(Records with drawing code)
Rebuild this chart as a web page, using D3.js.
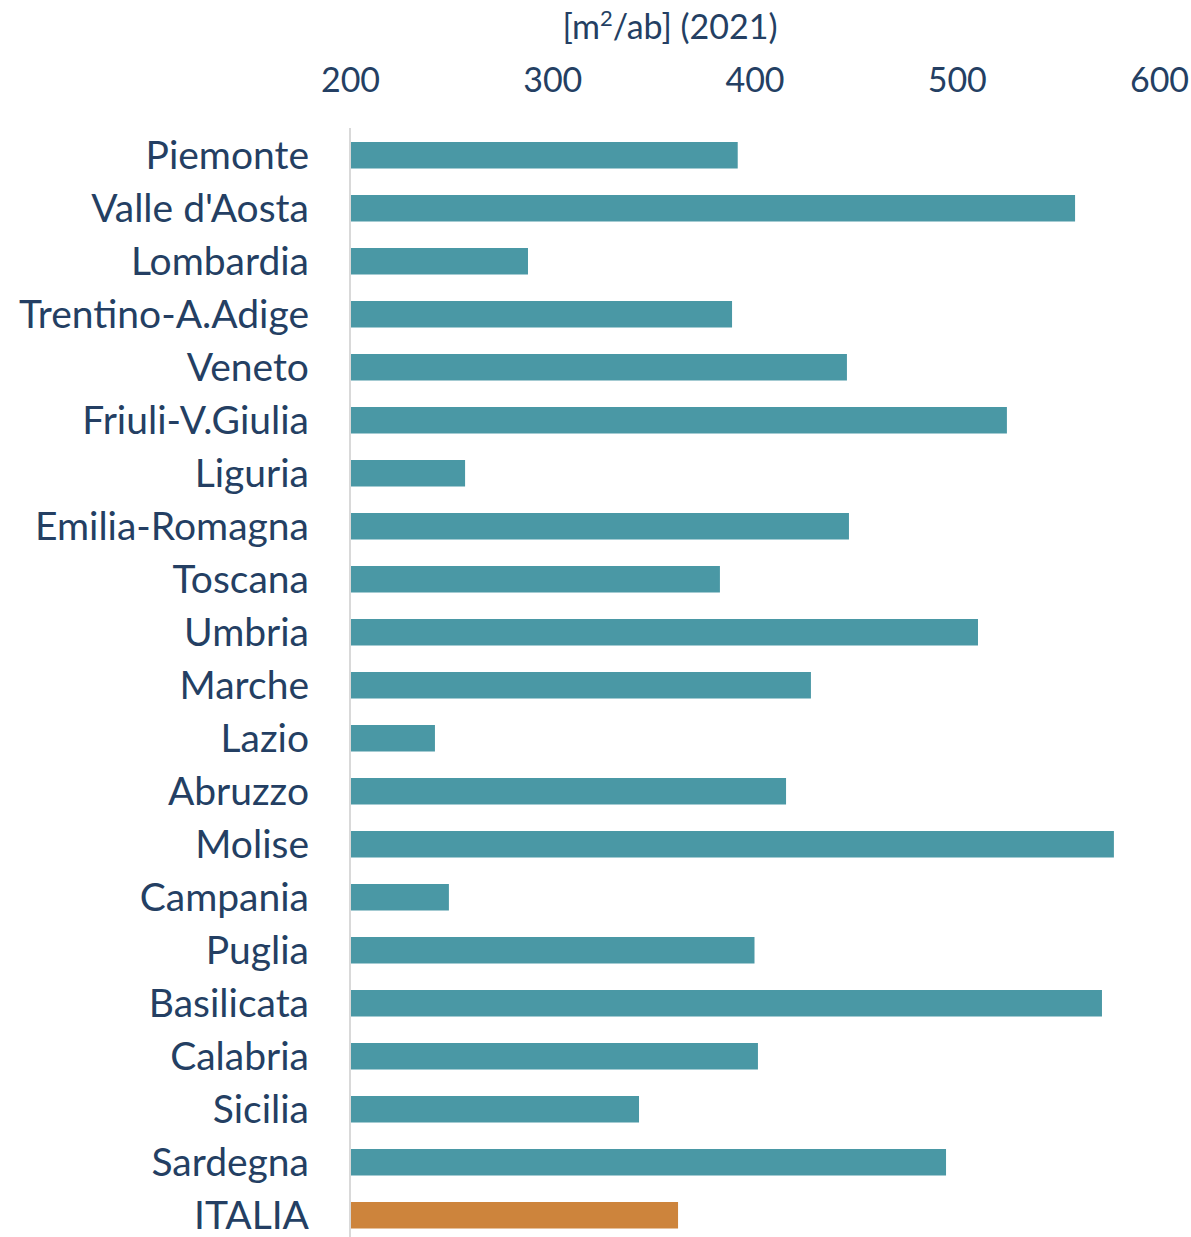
<!DOCTYPE html>
<html>
<head>
<meta charset="utf-8">
<script src="https://cdn.jsdelivr.net/npm/d3@7"></script>
<style>
  html, body { margin: 0; padding: 0; background: #fff; }
  svg text { font-family: Lato, "Open Sans", sans-serif; fill: #243F63; }
</style>
</head>
<body>
<svg id="chart" width="1191" height="1237"></svg>
<script>
// Regional values, m² per inhabitant (2021)
const regions = ["Piemonte", "Valle d'Aosta", "Lombardia", "Trentino-A.Adige", "Veneto",
  "Friuli-V.Giulia", "Liguria", "Emilia-Romagna", "Toscana", "Umbria", "Marche", "Lazio",
  "Abruzzo", "Molise", "Campania", "Puglia", "Basilicata", "Calabria", "Sicilia",
  "Sardegna", "ITALIA"];
const values = [391.7, 558.5, 288, 388.9, 445.7, 524.8, 256.9, 446.7, 382.9, 510.5,
  427.9, 242, 415.6, 577.7, 248.9, 400, 571.8, 401.7, 342.9, 494.7, 362.2];
const tickValues = [200, 300, 400, 500, 600];
const axisTitle = "(2021)";

const svg = d3.select("#chart");

const x = d3.scaleLinear().domain([200, 600]).range([350, 1159]);
const y = d3.scaleBand().domain(regions).range([128.75, 1241.75])
  .paddingInner(0.5).paddingOuter(0.25);

const data = regions.map((r, i) => ({ region: r, value: values[i] }));

// bars
svg.append("g").selectAll("rect").data(data).join("rect")
  .attr("x", x(200))
  .attr("y", d => y(d.region))
  .attr("width", d => x(d.value) - x(200))
  .attr("height", y.bandwidth())
  .attr("fill", d => d.region === "ITALIA" ? "#CD843C" : "#4A98A5");

// baseline
svg.append("line")
  .attr("x1", x(200)).attr("x2", x(200))
  .attr("y1", 128).attr("y2", 1237)
  .attr("stroke", "#D9D9D9").attr("stroke-width", 2);

// top axis labels
const xAxis = d3.axisTop(x).tickValues(tickValues).tickSize(0).tickPadding(0);
const gx = svg.append("g").attr("transform", "translate(0,92)").call(xAxis);
gx.select(".domain").remove();
gx.selectAll("text").attr("font-size", 34).attr("fill", "#243F63")
  .attr("font-family", "Lato, 'Open Sans', sans-serif");

// category labels
const yAxis = d3.axisLeft(y).tickSize(0).tickPadding(0);
const gy = svg.append("g").attr("transform", "translate(309,0)").call(yAxis);
gy.select(".domain").remove();
gy.selectAll("text").attr("font-size", 39).attr("fill", "#243F63")
  .attr("font-family", "Lato, 'Open Sans', sans-serif")
  .attr("dy", "0.34em");

// unit title
const title = svg.append("text")
  .attr("x", 670).attr("y", 39)
  .attr("text-anchor", "middle")
  .attr("font-size", 34);
title.append("tspan").text("[m");
title.append("tspan").text("2").attr("font-size", 22).attr("dy", -13);
title.append("tspan").text("/ab] " + axisTitle).attr("dy", 13);
</script>
</body>
</html>
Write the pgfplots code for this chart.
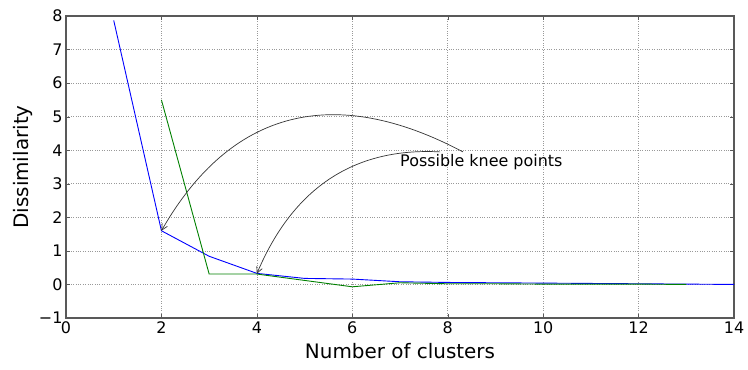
\documentclass[border=0pt]{standalone}
\usepackage{fontspec}
\setmainfont{DejaVu Sans}
\usepackage{pgfplots}
\pgfplotsset{compat=1.18}
\usetikzlibrary{arrows.meta}

\begin{document}
\begin{tikzpicture}
\useasboundingbox (-66bp,-52bp) rectangle (682bp,318bp);
\begin{axis}[
    scale only axis,
    width=668bp, height=302bp,
    xmin=0, xmax=14, ymin=-1, ymax=8,
    xtick={0,2,...,14},
    xticklabels={0,2,4,6,8,10,12,14},
    ytick={-1,0,...,8},
    yticklabels={−1,0,1,2,3,4,5,6,7,8},
    ticklabel style={font=\fontsize{16}{19}\selectfont},
    xlabel={Number of clusters},
    ylabel={Dissimilarity},
    label style={font=\fontsize{20}{24}\selectfont},
    xlabel style={yshift=-3bp},
    ylabel style={yshift=-1bp},
    grid=major,
    grid style={dotted, gray!80, line width=0.6bp},
    axis line style={black!65, line width=1.2bp},
    tick align=inside,
    major tick length=4bp,
    tick style={black!65},
    clip=false,
]
% blue series
\addplot[blue, line width=0.9bp] coordinates {
    (1,7.87) (2,1.6) (3,0.84) (4,0.33) (5,0.18) (6,0.16) (7,0.08)
    (8,0.06) (9,0.05) (10,0.04) (11,0.03) (12,0.02) (13,0.01) (14,0.0)
};
% green series
\addplot[green!50!black, line width=0.9bp] coordinates {
    (2,5.5) (3,0.31) (4,0.31) (5,0.12) (6,-0.07) (7,0.05)
    (8,0.02) (9,0.02) (10,0.01) (11,0.01) (12,0.01) (13,0.0)
};
% annotation
\node[anchor=west, font=\fontsize{16}{19}\selectfont, inner sep=0pt]
    at (axis cs:7.0,3.66) {Possible knee points};
\draw[black!80, line width=0.7bp, -{Straight Barb[length=6bp,width=6bp]}]
    (axis cs:8.32,3.95) .. controls (axis cs:5.6,6.0) and (axis cs:3.45,5.2) .. (axis cs:2,1.6);
\draw[black!80, line width=0.7bp, -{Straight Barb[length=6bp,width=6bp]}]
    (axis cs:7.84,3.95) .. controls (axis cs:6.04,4.09) and (axis cs:4.76,2.88) .. (axis cs:4,0.32);
\end{axis}
\end{tikzpicture}
\end{document}
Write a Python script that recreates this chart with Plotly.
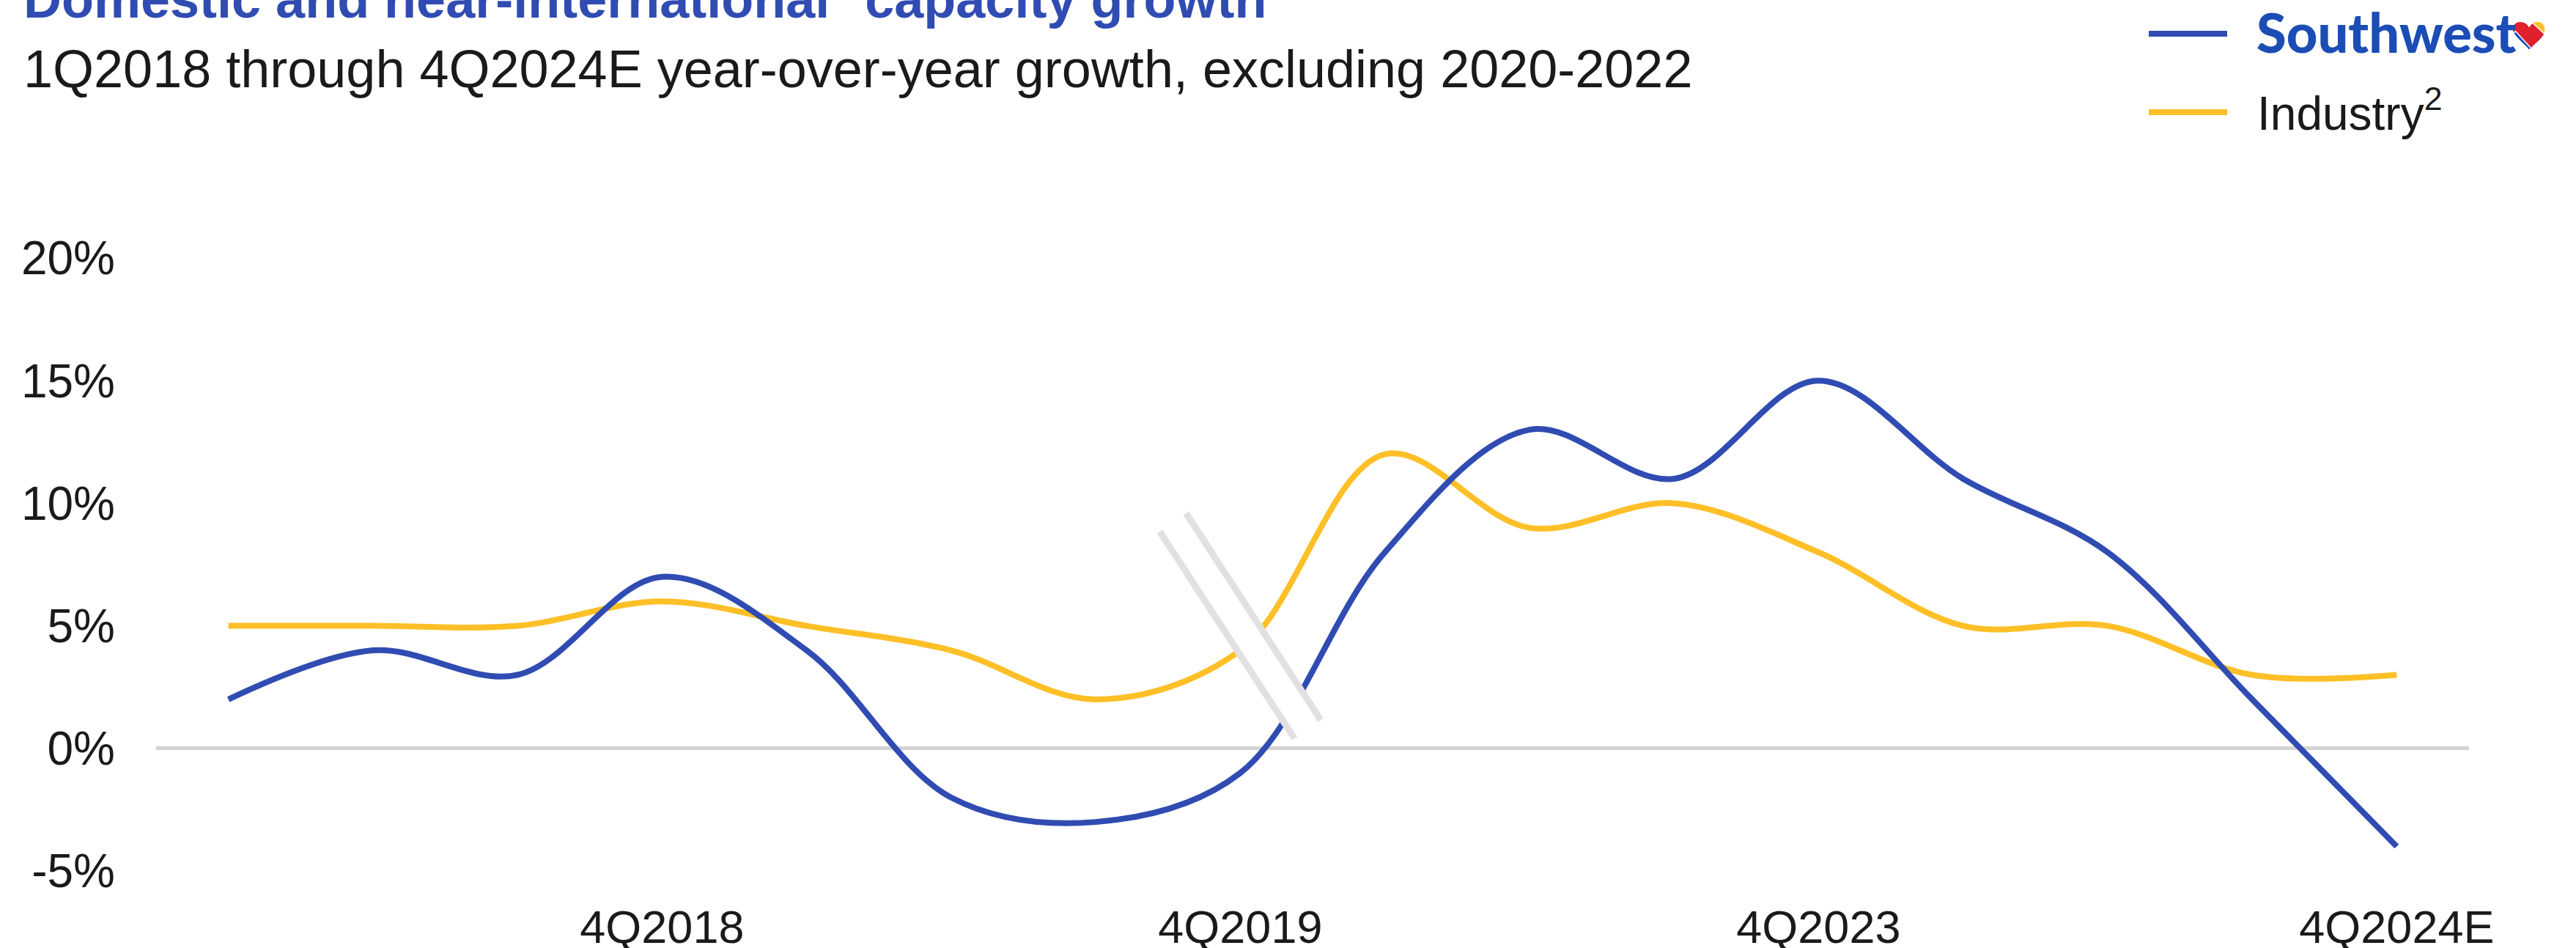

### Goal:
Look through the entries above. Extract each line with the word "chart".

### Output for this task:
Rebuild this chart as a web page, using D3.js.
<svg id="chart" width="1191" height="1237"></svg>
const svg = d3.select("#chart");
Write the pgfplots code for this chart.
Write a Python script that recreates this chart with Plotly.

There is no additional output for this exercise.